I'm new to the forums and your site. I've read your docs about unattended installs, as I'm looking for a more efficient way to image my machines. Some of the info appears to be what I'd read when I first started using Sysprep. However, I'm not sure that the unattended installation info and methods you describe will solve my problem, so let me explain what I need and perhaps someone can clarify things for me...

I have four different flavors of Pentium 4 machines, all Intel mobos but with different HALs (Hardware Abstraction Layers). Exactly what that involves I don't know, except that a Ghost image created on one machine blows up when it's loaded on one of the others. Rather than updating four separate images, I'd like one "Universal XP Installation Image" that is created on a master machine, with all my settings/installed software intact.
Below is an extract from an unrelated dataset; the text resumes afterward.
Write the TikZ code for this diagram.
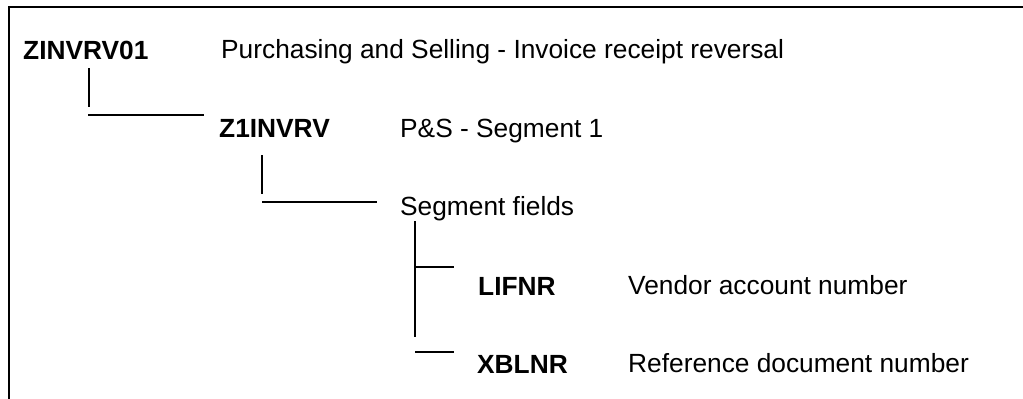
\documentclass[tikz,border=0pt]{standalone}
\usepackage{fontspec}
\setmainfont{Liberation Sans}
\tikzset{x=1pt,y=-1pt,
    every node/.style={anchor=base west,inner sep=0pt,font=\fontsize{26.3}{30}\selectfont},
    segname/.style={font=\fontsize{26.3}{30}\selectfont\bfseries},
    treeline/.style={line width=1.2pt},
    }
\begin{document}
\begin{tikzpicture}
	\useasboundingbox (0,0) rectangle (1023,399);
	% frame, cut off right and below
	\coordinate (frameBL) at (8.5,402);
	\coordinate (frameTL) at (8.5,7.3);
	\coordinate (frameTR) at (1026,7.3);
	\draw[line width=2pt] (frameBL) -- (frameTL) -- (frameTR);
	% idoc type
	\node[segname] (idoc) at (23,59) {ZINVRV01};
	\node (idocTxt) at (221,58) {Purchasing and Selling - Invoice receipt reversal};
	% segment
	\node[segname] (seg) at (219,137) {Z1INVRV};
	\node (segTxt) at (400,137) {P\&S - Segment 1};
	\node (fields) at (400,215) {Segment fields};
	% fields
	\node[segname] (lifnr) at (478,295) {LIFNR};
	\node (lifnrTxt) at (628,294) {Vendor account number};
	\node[segname] (xblnr) at (477,373) {XBLNR};
	\node (xblnrTxt) at (628,372) {Reference document number};
	% idoc -> seg
	\coordinate (idocUp) at (89,68);
	\coordinate (idocDown) at (89,107);
	\coordinate (segIn) at (88,115);
	\coordinate (segEnd) at (204,115);
	\draw[treeline] (idocUp) -- (idocDown);
	\draw[treeline] (segIn) -- (segEnd);
	% seg -> fields
	\coordinate (segUp) at (262,155);
	\coordinate (segDown) at (262,194);
	\coordinate (fieldsIn) at (262,202);
	\coordinate (fieldsEnd) at (377,202);
	\draw[treeline] (segUp) -- (segDown);
	\draw[treeline] (fieldsIn) -- (fieldsEnd);
	% fields -> lifnr, xblnr
	\coordinate (fieldsUp) at (415,221);
	\coordinate (fieldsDown) at (415,337);
	\coordinate (lifnrIn) at (415,267);
	\coordinate (lifnrEnd) at (454,267);
	\coordinate (xblnrIn) at (415,352);
	\coordinate (xblnrEnd) at (454,352);
	\draw[treeline] (fieldsUp) -- (fieldsDown);
	\draw[treeline] (lifnrIn) -- (lifnrEnd);
	\draw[treeline] (xblnrIn) -- (xblnrEnd);
\end{tikzpicture}
\end{document}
I would create my Ghost image after using Sysprep and, after the image is blown down to one of the other PCs, Windows would find and load the proper hardware drivers for that motherboard as it put its face back on.

I'd read on another forum sometime last year that one enterprising person had managed to do that using brute force. He'd gone into the registry on his master machine and deleted all the hardware-specific entries under HKEY_LOCAL_MACHINE before imaging his machine. He'd also put mobo drivers into an $OEM$ directory he'd created and Windows was able to sort things out. Unfortunately I cannot find the posting (and the user wasn't too keen on writing up detailed information on what he'd done, anyway).

So, obviously this is possible. Has anyone else done this, and, if so, could you share some tips?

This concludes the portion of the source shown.